Batista é categórico ao afirmar que correr com a camisa do Galo Runners lhe dá o chamado “gás a mais”. “Quando você está no sétimo quilômetro de uma corrida de 10 km, já cansado, sempre passa alguém que grita ‘Galoooo!!’. É uma palavra só, mas dá uma baita força. Há quem provoque também, gritando ‘Cruzeiro’. O efeito é o mesmo. A adrenalina sobe”, sorri o atleta.

Clubes de corrida
Não se sabe qual grupo tomou a iniciativa primeiro de aliar a corrida de rua com seu time do coração, criando os clubes de corrida, mas é fato que vários deles se especializaram em marcar presença em celebrações dos aniversários das agremiações. Anualmente, todo mês de setembro, o Corre Corinthians acende uma tocha no Parque da Independência, no Museu do Ipiranga, e corre, escoltado por batedores da Polícia Militar. Em agosto, os alviverdes paulistanos correram em torno do quarteirão onde se localiza o terreno do antigo Parque Antártica.

Em outubro, outros alviverdes, os paranaenses, têm compromisso marcado: o “Esquenta Corrida”, que conta com o grupo Coxa Runners, celebrando mais um aniversário do Coritiba, fundado em 1909.

Nacionalmente, o número de clubes de corrida ligados a grandes clubes não completa os dedos de duas mãos. Nem mesmo o Botafogo, gestor do Estádio do Engenhão, abriu a pista para seus associados treinarem. Pior: o clube se desfiliou da Federação de Atletismo do Rio justamente para não ser cobrado por não ter equipe.

O Flamengo, que se orgulha por ter formado tantos atletas que participaram dos Jogos Olímpicos, também não registra atividade nesse sentido.

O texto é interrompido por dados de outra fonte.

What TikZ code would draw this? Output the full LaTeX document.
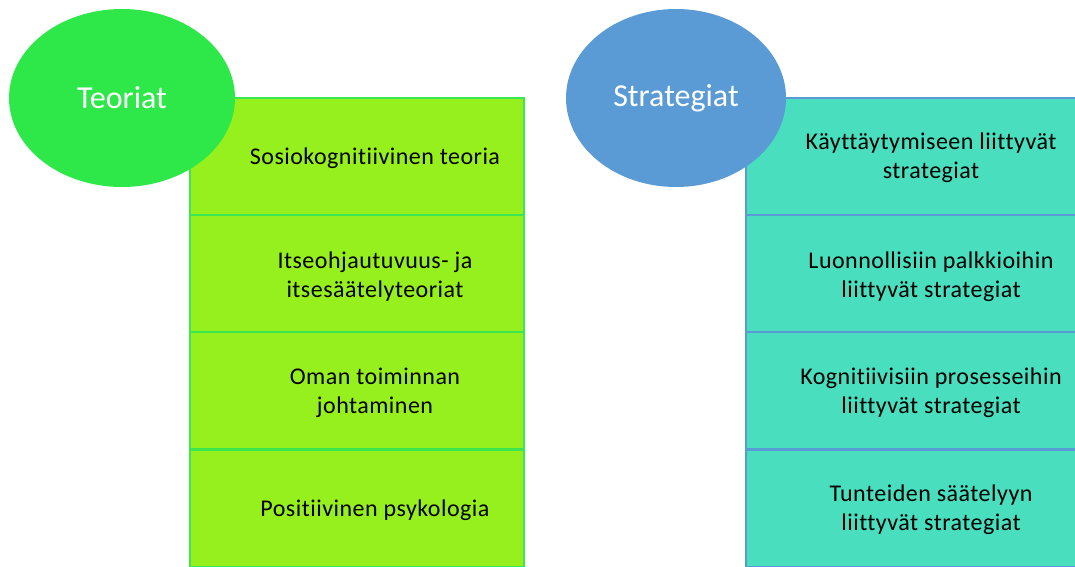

O atletismo é mencionado na letra do hino do Vasco da Gama, que participa do Troféu Brasil, principal competição nacional da modalidade. Adhemar Ferreira da Silva, inclusive, era atleta do “Gigante da Colina” no ano em que conquistou sua segunda medalha de ouro olímpica no salto triplo, em Melbourne-56. (Em 52, ano da primeira conquista, defendia o São Paulo). Mas não há grupo de corrida de rua em São Januário. O Fluminense tampouco oferece treino de corrida a seus sócios.

No Nordeste, há algum envolvimento de clubes de futebol com esportes de resistência. O Sport tem uma equipe de triatletas de elite e o Náutico apoia o conhecido ultramaratonista Eduardo Neves, que já participou inclusive da Comrades, importante prova da África do Sul. Oferecer a prática aos sócios do Alvirrubro, um dos mais antigos clubes do País, seria um projeto sensato, na apreciação de um profissional do marketing da agremiação, que preferiu não se identificar. “Você está me dando uma boa ideia”, disse para a reportagem do Ativo.com.

O mais democrático dos esportes não requer vultosos investimentos. Nos casos do Corre Corinthians e da turma palmeirense, por exemplo, as iniciativas dos associados é que deram origem às organizações. Talvez faltem apaixonados que percebam que podem criar algo mais saudável do que torcidas organizadas tristemente especializadas em pancadaria.